The winter season has passed and taken its weather with it. Weather happens whether we like it or not, so we grin and bare it. We are blessed in southern California because with weather we most often get to bare it, not  bear it. Ha-ha-yeah!

As you know we have many house guests, our friends and family from Elsewhere, USA. Winter is not the favorite season Elsewhere, so that’s when many visitors come. They are good people, but have sometimes suffered brain freeze…with symptoms such as these absurd jibs and jabs:

  • A college-educated botanist thinking that we had misting rainfall, like clockwork, at 2:30 a.m. Daily. Uhm, that would be our sprinkler system on its automatic timer, an earthly mechanism more precisely timed than God. He has other provenance to train. We in southern California take care of our own.
  • A visitor whimpers because Highway One along the Big Sur coast is shrouded in fog, so that he can’t see the ocean. Uhm, the Pacific Ocean that you want to see apparently doesn’t want to be seen. You see, this enormous body of water is the world’s weather machine. It causes the fog that rises as high as the cliffs and as far as your eye can see – in cahoots with the warm land. It’s called Science and Nature, and Tourism doesn’t run it.
  • A judgmental tourist stating that ‘all that traffic on those awful freeways shouldn’t be allowed’ due to the burnished smog generated to obscure our hilltop view. I turned to him and mildly said, “You drove, didn’t you? Should we start with eliminating your rental vehicle?”
  • A persistently mopey broad daily announced that, because of the overcast June morning skies, it definitely would rain. Every day she was in our home. What a crank! Even when each successive sunny day proved her false, she insisted on her verbal doom and gloom. Thank goodness she packed up her personality and took it home with her. Argh!

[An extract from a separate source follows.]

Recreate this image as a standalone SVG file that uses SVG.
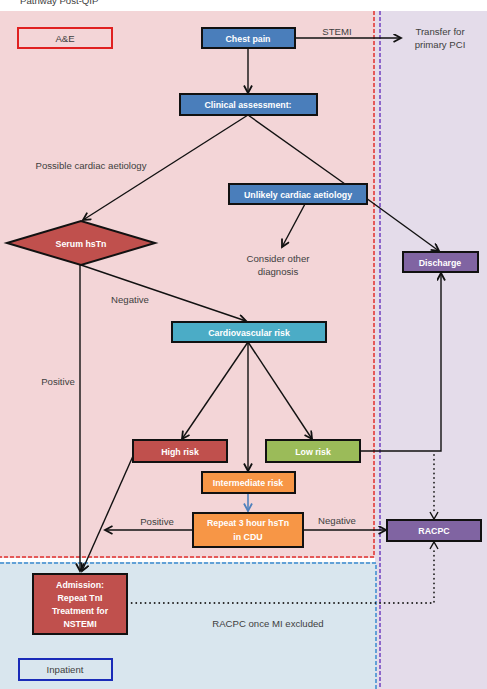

  • A Midwestern visitor complaining of the rain that fell in buckets outside our home, spoiling her entitlement for sunshine…while watching the TV news-and-weather  display how the Jet Stream had dipped down from Canada and transformed our rainy abundance – across the mountains and plains into a snow blizzard in her hometown –
  • Demanding floral tourists complaining that fog made it difficult to see the Rose Parade floats aligned in the park the day after the parade. Parade day had, as usual, been brilliantly sunny with a bowl of blue sky abundant for anyone. Later my friend, Kay, told me that I should have empathized, saying “you’ll like your weather better when you get home”… They endured a month long barrage of sleet, black ice, and blizzards with occasional road fog ‘back home again in Indiana’. It was Nature’s revenge for bad-natured house guests, donchatink?